- Last Modified:Monday, November 16, 2009 - 14:21
What began as a six month internship in Honduras turned into a full-time career and more than two years away from home for Claudia Menendez, BA '04, a Latin American Studies graduate whose passion is community development.
Menendez is a project coordinator with Falls Brook Centre, a non-profit community-based education centre based in Knowlesville, New Brunswick. The organization's international work in facilitating food security and creating sources income for local women initially took Menendez to Honduras, one of the poorest countries in Latin America.
"People have the knowledge and potential to make a difference in their own lives," says Menendez. "I'm there as a facilitator, to remind them of that and to bridge the information gap."

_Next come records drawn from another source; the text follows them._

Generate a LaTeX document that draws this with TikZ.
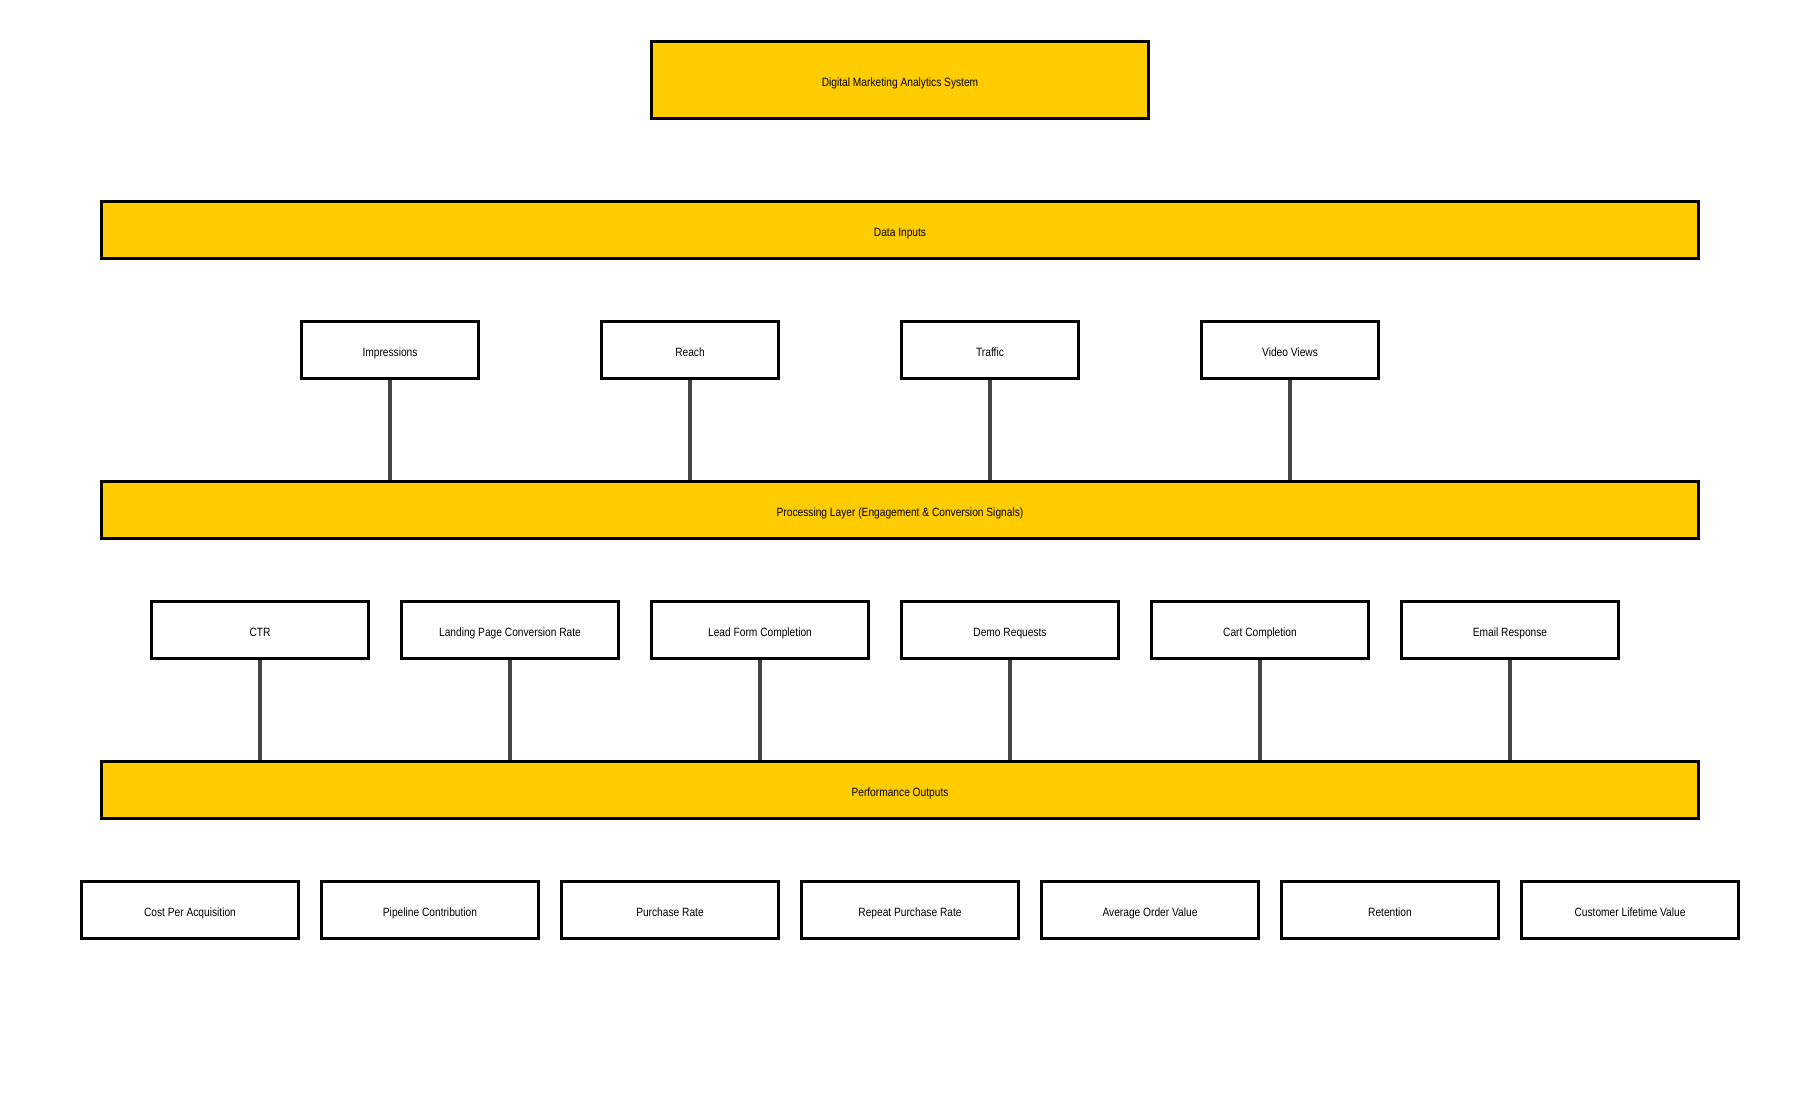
\documentclass[tikz,border=0pt]{standalone}
\usepackage{fontspec}
\setmainfont{Liberation Sans}[FakeStretch=0.85]
\definecolor{barYellow}{HTML}{FFCC00}
\definecolor{linkGray}{HTML}{444444}
\begin{document}
\begin{tikzpicture}[x=1pt,y=-1pt,
  every node/.style={font=\fontsize{12}{14}\selectfont, text=black, inner sep=0pt, outer sep=0pt, text height=12pt, text depth=0pt},
  barbox/.style={draw=black, line width=3pt, fill=barYellow, rectangle, minimum width=1597pt, minimum height=57pt},
  titlebox/.style={draw=black, line width=3pt, fill=barYellow, rectangle, minimum width=497pt, minimum height=77pt},
  smallbox/.style={draw=black, line width=3pt, fill=white, rectangle, minimum width=177pt, minimum height=57pt},
  widebox/.style={draw=black, line width=3pt, fill=white, rectangle, minimum width=217pt, minimum height=57pt},
  link/.style={draw=linkGray, line width=3.5pt}
]
\useasboundingbox[fill=white] (0,0) rectangle (1800,1100);

\node[titlebox] (title) at (900,80) {Digital Marketing Analytics System};
\node[barbox] (inputs) at (900,230) {Data Inputs};
\node[barbox] (proc) at (900,510) {Processing Layer (Engagement \& Conversion Signals)};
\node[barbox] (perf) at (900,790) {Performance Outputs};

\node[smallbox] (imp) at (390,350) {Impressions};
\node[smallbox] (reach) at (690,350) {Reach};
\node[smallbox] (traffic) at (990,350) {Traffic};
\node[smallbox] (video) at (1290,350) {Video Views};

\node[widebox] (ctr) at (260,630) {CTR};
\node[widebox] (lpcr) at (510,630) {Landing Page Conversion Rate};
\node[widebox] (lead) at (760,630) {Lead Form Completion};
\node[widebox] (demo) at (1010,630) {Demo Requests};
\node[widebox] (cart) at (1260,630) {Cart Completion};
\node[widebox] (email) at (1510,630) {Email Response};

\node[widebox] (cpa) at (190,910) {Cost Per Acquisition};
\node[widebox] (pipe) at (430,910) {Pipeline Contribution};
\node[widebox] (purch) at (670,910) {Purchase Rate};
\node[widebox] (repeat) at (910,910) {Repeat Purchase Rate};
\node[widebox] (aov) at (1150,910) {Average Order Value};
\node[widebox] (ret) at (1390,910) {Retention};
\node[widebox] (clv) at (1630,910) {Customer Lifetime Value};

\foreach \n in {imp,reach,traffic,video}
  \draw[link] ([yshift=-1.5pt]\n.south) -- ([yshift=1.5pt]\n.south |- proc.north);
\foreach \n in {ctr,lpcr,lead,demo,cart,email}
  \draw[link] ([yshift=-1.5pt]\n.south) -- ([yshift=1.5pt]\n.south |- perf.north);
\end{tikzpicture}
\end{document}
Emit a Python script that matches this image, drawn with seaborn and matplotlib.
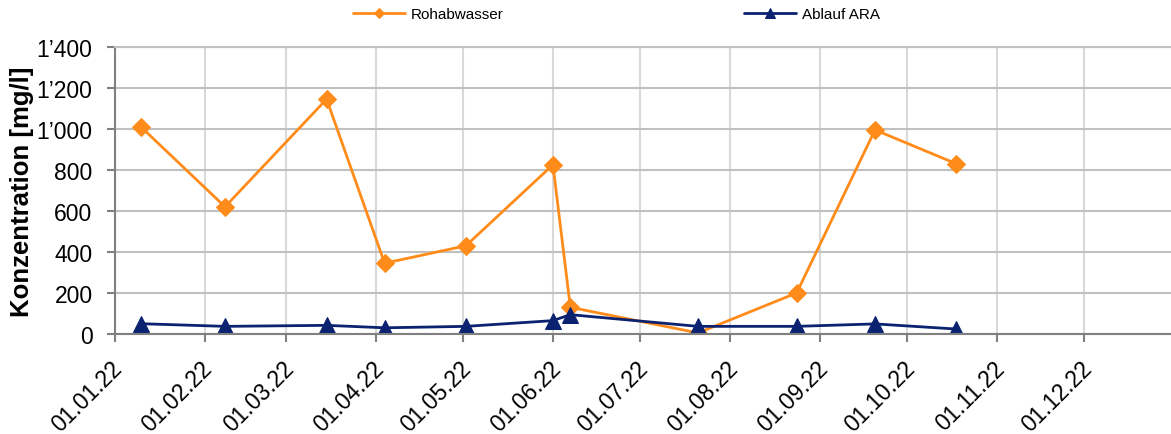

Her education-based project focuses on helping women to develop carbon-neutral technologies to enhance their quality of life. Menendez and her team teach women to build composting systems and kitchen gardens to create soil and grow their own fruits and vegetables as well as building cisterns for collection and clean storage of rainwater for household use.
"The kitchen gardens are providing food and health for families," says Menendez. "On a deeper level the gardens are contributing to a healthy environment and even deeper than that, women begin to realize it is a lucrative economic activity. Once they realize food production contributes to their income they feel good about themselves and realize they can share their knowledge with other women and contribute to a sense of well-being in the community."
Menendez's work is not over. After a short break at home in Canada, she heads south again to continue making an impact in rural Honduras communities.